Why? Because if they are motivated to find candidates who will be productive and stay for the long term, they are going to learn more about what it takes to be successful in their client’s environment. Remember, your client cares about hiring quality and retention. If you don’t, then you are not a partner. What does this achieve for you? Your clients will stop viewing you as a body shop and start viewing you as a trusted partner. This will result in you getting more business, as they will eventually migrate away from the cattle-calls and only work with the agencies with which they have great relationships.

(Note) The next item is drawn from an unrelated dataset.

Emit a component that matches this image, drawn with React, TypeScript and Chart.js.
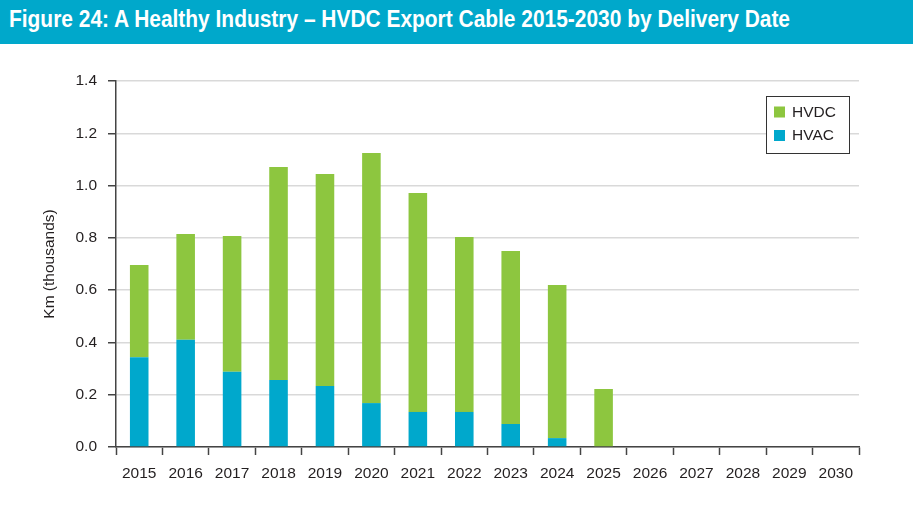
import React, { useEffect, useRef } from "react";
import { Chart, registerables } from "chart.js";

Chart.register(...registerables);

const TITLE = "Figure 24: A Healthy Industry – HVDC Export Cable 2015-2030 by Delivery Date";
const categories = ["2015", "2016", "2017", "2018", "2019", "2020", "2021", "2022", "2023", "2024", "2025", "2026", "2027", "2028", "2029", "2030"];
const hvacValues = [0.343, 0.41, 0.288, 0.256, 0.233, 0.168, 0.134, 0.134, 0.088, 0.034, 0, 0, 0, 0, 0, 0];
const hvdcValues = [0.353, 0.405, 0.519, 0.815, 0.811, 0.957, 0.838, 0.669, 0.662, 0.586, 0.222, 0, 0, 0, 0, 0];
const yTicks = [0, 0.2, 0.4, 0.6, 0.8, 1.0, 1.2, 1.4];
const yTitle = "Km (thousands)";

const GREEN = "#8dc63f";
const BLUE = "#00a8cc";
const TEXT = "#231f20";
const FONT = "'Liberation Sans', Arial, Helvetica, sans-serif";

const legendBoxPlugin = {
  id: "legendBox",
  afterDraw(chart: any) {
    const { ctx, chartArea } = chart;
    const w = 83;
    const h = 57;
    const x = chartArea.right - 10 - w;
    const y = chartArea.top + 15;
    ctx.save();
    ctx.fillStyle = "#ffffff";
    ctx.fillRect(x, y, w, h);
    ctx.strokeStyle = "#333333";
    ctx.lineWidth = 1;
    ctx.strokeRect(Math.round(x) + 0.5, Math.round(y) + 0.5, w, h);
    const items = [...chart.data.datasets].reverse();
    ctx.font = `15.5px ${FONT}`;
    ctx.textBaseline = "middle";
    ctx.textAlign = "left";
    items.forEach((ds: any, i: number) => {
      const cy = y + 16 + i * 23.5;
      ctx.fillStyle = ds.backgroundColor;
      ctx.fillRect(x + 8, cy - 5.5, 11, 11);
      ctx.fillStyle = TEXT;
      ctx.fillText(ds.label, x + 26, cy + 0.5);
    });
    ctx.restore();
  },
};

export default function App() {
  const canvasRef = useRef<HTMLCanvasElement | null>(null);
  const titleRef = useRef<HTMLSpanElement | null>(null);

  useEffect(() => {
    document.body.style.margin = "0";
    if (titleRef.current) {
      const el = titleRef.current;
      el.style.transform = "none";
      const wdt = el.getBoundingClientRect().width;
      if (wdt > 0) el.style.transform = `scaleX(${781 / wdt})`;
    }
    const canvas = canvasRef.current;
    if (!canvas) return;
    const chart = new Chart(canvas, {
      type: "bar",
      data: {
        labels: categories,
        datasets: [
          { label: "HVAC", data: hvacValues, backgroundColor: BLUE, borderWidth: 0 },
          { label: "HVDC", data: hvdcValues, backgroundColor: GREEN, borderWidth: 0 },
        ],
      },
      options: {
        animation: false,
        responsive: false,
        maintainAspectRatio: false,
        layout: { padding: { top: 37, right: 54, left: 0, bottom: 0 } },
        datasets: { bar: { barPercentage: 0.4, categoryPercentage: 1 } },
        plugins: {
          legend: { display: false },
          tooltip: { enabled: false },
          title: { display: false },
        },
        scales: {
          x: {
            stacked: true,
            grid: {
              display: true,
              drawOnChartArea: false,
              offset: true,
              tickLength: 8,
              tickColor: "#444444",
              tickWidth: 1.5,
            },
            border: { display: true, color: "#444444", width: 1.5 },
            ticks: { color: TEXT, font: { size: 15.5, family: FONT }, padding: 9, maxRotation: 0, autoSkip: false },
            afterFit: (s: any) => { s.height = 63; },
          },
          y: {
            stacked: true,
            min: 0,
            max: 1.4,
            afterBuildTicks: (s: any) => { s.ticks = yTicks.map((v) => ({ value: v })); },
            grid: {
              color: "#d9d9d9",
              lineWidth: 1.5,
              tickLength: 8,
              tickColor: "#444444",
              tickWidth: 1.5,
            },
            border: { display: true, color: "#444444", width: 1.5 },
            ticks: {
              color: TEXT,
              font: { size: 15.5, family: FONT },
              padding: 11,
              callback: (v: any) => Number(v).toFixed(1),
            },
            title: {
              display: true,
              text: yTitle,
              color: TEXT,
              font: { size: 15.5, family: FONT },
              padding: { top: 40, bottom: 0 },
            },
            afterFit: (s: any) => { s.width = 116; },
          },
        },
      },
      plugins: [legendBoxPlugin],
    });
    return () => chart.destroy();
  }, []);

  return (
    <div style={{ position: "relative", width: 913, height: 510, background: "#ffffff", overflow: "hidden" }}>
      <div style={{ position: "absolute", left: 0, top: 0, width: 913, height: 44, background: "#00a8cb" }}>
        <span
          ref={titleRef}
          style={{
            position: "absolute",
            left: 9,
            top: 7.5,
            fontFamily: FONT,
            fontWeight: "bold",
            fontSize: 23,
            lineHeight: "23px",
            color: "#ffffff",
            whiteSpace: "nowrap",
            display: "inline-block",
            transformOrigin: "left center",
          }}
        >
          {TITLE}
        </span>
      </div>
      <canvas ref={canvasRef} width={913} height={466} style={{ position: "absolute", left: 0, top: 44, width: 913, height: 466 }} />
    </div>
  );
}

I worked in the agency world for a number of years. It amazes me that the incentives now are as bad as they were back then. Agency leadership does not recognize that quality of hire is paramount to the success of their clients. Incentives reflect this fact, resulting in a system that is antiquated and must change. One suggestion for changing that is to spread recruiter commissions out over a one-year period as mentioned in the article. Speak with your customers and negotiate a productivity and retention plan. For example, if each Oracle DBA you place reaches 12 months, you get an extra kicker from your client. Another example is if you hire call-center representatives, negotiate an extra bonus if they are still employed at 12 months, and are at a certain productivity level. The key to building a talent suitability plan is communication. Ask your clients what hiring success looks like at the one-year mark. If you can align your goals with theirs, you will be in for a rewarding partnership. You will also have an inside track on all the body shops. It just takes some imagination and good communication. In regards to building partnerships, I would suggest agencies start by talking with some of the better recruiters in corporations. How do they build trust with their hiring managers? What do they not say in case they harm the relationship? Ask ex-agency recruiters the difference between working on the outside and getting results in-house.
Secondly, speak with executive recruiters. How do they build relationships that continue for many years? Why are their retention guarantees far longer than agencies? Robert Fong, senior client partner at Korn/Ferry, says it best: “As a professional services firm, we believe it is important to stand by the work we perform on behalf of our clients. Clients appreciate the long-term relationship we seek to build and value the fact that we are not “transactionally focused.”
I hope that in five years’ time we can look back at the state of recruiter incentives at companies and agencies and laugh about the bad old days. “Remember when recruiters used to get paid the same even if they hired the best sales rep in the company’s history?” or “Remember when agencies were called body shops?” It is time for more companies to build proper incentives into recruiter compensation plans. It is time for both agencies and corporations to make a commitment to quality hiring and retention, and not just transactions. All it takes is some more trailblazers.